Aber andererseits auch gut verständlich: Trump nutzt reale Bedrohungen aus und schafft künstliche Bedrohungen. Damit erschient die Welt außerhalb der USA gefährlicher. Er bietet an, dass alles Gefährliche außer Landes hinter die Mauer geschafft wird. Die Mexikaner müssen sich fürchten, aber in den USA wird alles supersauber und superschön. Die Leute, die reale Erfahrungen mit Menschen in Mexiko haben, die an der Grenze wohnen, die wollen diese Mauer gar nicht. Je weiter weg man ist, desto mehr das eine Fantasie ist, desto besser funktioniert das. Trump benutzt das natürlich: Je stärker diese Fantasie ist, desto stärker kann er gegen die fantasierte Bedrohung eintreten.

Psychotherapeutin: "Trump ist wie ein verrücktes Kind“
Republican presidential nominee Donald Trump speaks during a campaign rally in Jackson, Mississippi, U.S., August 24, 2016. REUTERS/Carlo Allegri

Dazu kommt dann, dass bei ihm nie ganz klar ist, ob er das jetzt ernst meint, was er sagt – und er selbst spielt auch damit, dass er Dinge sagt, sie im Nachhinein als sarkastisch bezeichnet und am nächsten Tag doch wieder ernst meint.

Es geht ständig um Aufmerksamkeit. Es ist ein bisschen, wie mit einem Kind zu streiten, oder mit einem aufmüpfigen Jugendlichen. Menschen wie Trump leben ja auch davon, in anderen Menschen Ärger auszulösen.

Das macht es für das Gegenüber natürlich schwierig: Man ist entweder der Spaßverderber oder man lässt sich auf das Niveau herab und macht sich selbst lächerlich.

Wahrscheinlich muss man genau das thematisieren: Was es heißen würde, wenn so jemand tatsächlich an die Macht käme, der etwas an einem Tag so meint und am nächsten dann nicht mehr.

Das ist ja auch bei Trump ein spannender Punkt: Wahlkampf macht ihm offenbar Spaß, aber Präsident zu sein, das ist mühsam, das ist Arbeit – will Trump überhaupt gewinnen, sich mit den Mühen der Ebene herumschlagen?
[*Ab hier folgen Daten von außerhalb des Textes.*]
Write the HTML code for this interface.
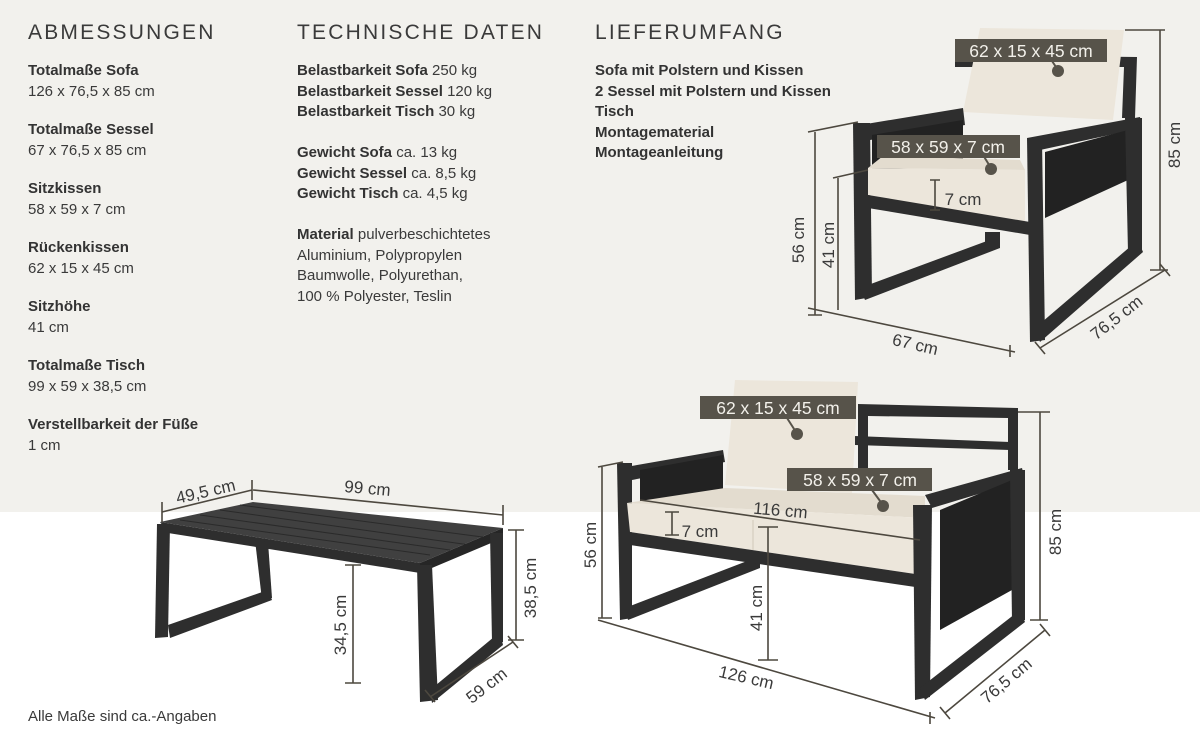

Der Wahlkampf in den USA ist die größte Bühne, die man bekommen kann. Trump ist auch ständig online, twittert dauernd. Auch wenn man sich Trump auf Twitter anschaut: Das kennt man unter Buben, dass man sich untereinander beleidigt. Es geht da nicht um Erwachsensein, Konzepte und Verantwortung für das Land. Es geht ums Spielen, ums Gewinnen. Es geht um Haben, nicht um Sein. Wirklich zu verstehen, was beispielsweise im Nahen Osten passiert, Verantwortung im Land zu übernehmen – da kann ich mir Trump auch nicht wirklich vorstellen. Dafür ist Trump, so wie er sich bis jetzt präsentiert hat, nicht geeignet.